## TASK STATEMENT
Retype every line from the start of the data down to and including the line with "([yshift=-4pt]sw.base west) -- ([yshift=-4pt]sw.base". Skip the pictures.

## DATASET EXTRACT
********
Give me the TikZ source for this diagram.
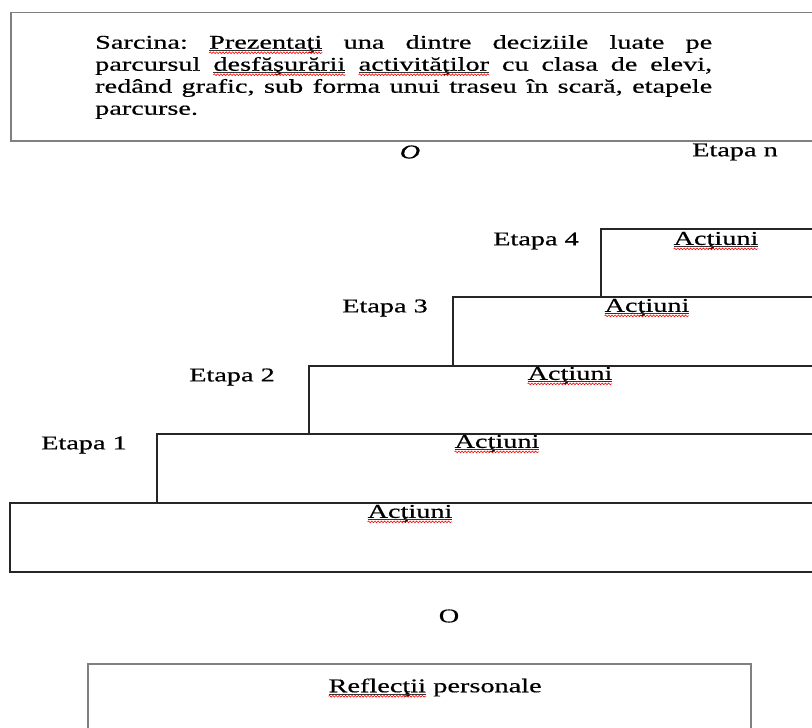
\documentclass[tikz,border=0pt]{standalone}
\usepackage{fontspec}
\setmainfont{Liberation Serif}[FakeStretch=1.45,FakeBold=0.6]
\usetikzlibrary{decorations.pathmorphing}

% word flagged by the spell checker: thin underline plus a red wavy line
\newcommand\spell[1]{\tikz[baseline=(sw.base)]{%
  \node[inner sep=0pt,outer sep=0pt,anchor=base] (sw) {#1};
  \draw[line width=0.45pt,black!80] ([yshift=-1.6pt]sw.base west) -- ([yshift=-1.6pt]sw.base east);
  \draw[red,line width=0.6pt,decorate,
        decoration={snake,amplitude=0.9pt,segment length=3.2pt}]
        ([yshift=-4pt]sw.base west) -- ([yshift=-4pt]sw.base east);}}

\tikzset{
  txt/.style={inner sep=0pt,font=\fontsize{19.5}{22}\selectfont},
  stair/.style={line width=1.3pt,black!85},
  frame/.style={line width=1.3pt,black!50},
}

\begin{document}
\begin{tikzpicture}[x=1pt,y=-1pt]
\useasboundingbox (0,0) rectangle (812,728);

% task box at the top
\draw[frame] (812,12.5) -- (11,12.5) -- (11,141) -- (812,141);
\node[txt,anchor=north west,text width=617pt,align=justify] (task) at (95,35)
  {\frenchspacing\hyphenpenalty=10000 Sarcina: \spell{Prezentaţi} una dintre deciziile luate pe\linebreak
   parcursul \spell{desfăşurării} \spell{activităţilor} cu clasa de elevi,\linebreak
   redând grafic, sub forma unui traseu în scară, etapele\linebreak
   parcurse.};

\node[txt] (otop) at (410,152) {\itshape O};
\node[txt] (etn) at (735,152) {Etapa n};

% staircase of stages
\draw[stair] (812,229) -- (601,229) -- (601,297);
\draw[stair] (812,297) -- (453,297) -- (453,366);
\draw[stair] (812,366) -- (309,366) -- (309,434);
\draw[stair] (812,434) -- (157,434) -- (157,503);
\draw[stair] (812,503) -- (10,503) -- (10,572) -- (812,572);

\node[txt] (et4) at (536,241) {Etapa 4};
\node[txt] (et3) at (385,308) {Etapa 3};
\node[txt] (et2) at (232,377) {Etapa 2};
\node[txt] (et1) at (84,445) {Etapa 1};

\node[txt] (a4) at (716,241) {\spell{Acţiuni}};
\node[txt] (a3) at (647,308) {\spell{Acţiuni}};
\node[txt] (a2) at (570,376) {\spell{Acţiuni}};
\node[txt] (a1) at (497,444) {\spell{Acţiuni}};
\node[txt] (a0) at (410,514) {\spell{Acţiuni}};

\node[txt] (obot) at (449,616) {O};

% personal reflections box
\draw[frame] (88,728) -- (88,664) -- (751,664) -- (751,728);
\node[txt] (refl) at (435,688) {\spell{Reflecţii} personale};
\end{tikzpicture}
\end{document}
********
## EXERCISE OUTPUT
Give me the TikZ source for this diagram.
\documentclass[tikz,border=0pt]{standalone}
\usepackage{fontspec}
\setmainfont{Liberation Serif}[FakeStretch=1.45,FakeBold=0.6]
\usetikzlibrary{decorations.pathmorphing}

% word flagged by the spell checker: thin underline plus a red wavy line
\newcommand\spell[1]{\tikz[baseline=(sw.base)]{%
  \node[inner sep=0pt,outer sep=0pt,anchor=base] (sw) {#1};
  \draw[line width=0.45pt,black!80] ([yshift=-1.6pt]sw.base west) -- ([yshift=-1.6pt]sw.base east);
  \draw[red,line width=0.6pt,decorate,
        decoration={snake,amplitude=0.9pt,segment length=3.2pt}]
        ([yshift=-4pt]sw.base west) -- ([yshift=-4pt]sw.base east);}}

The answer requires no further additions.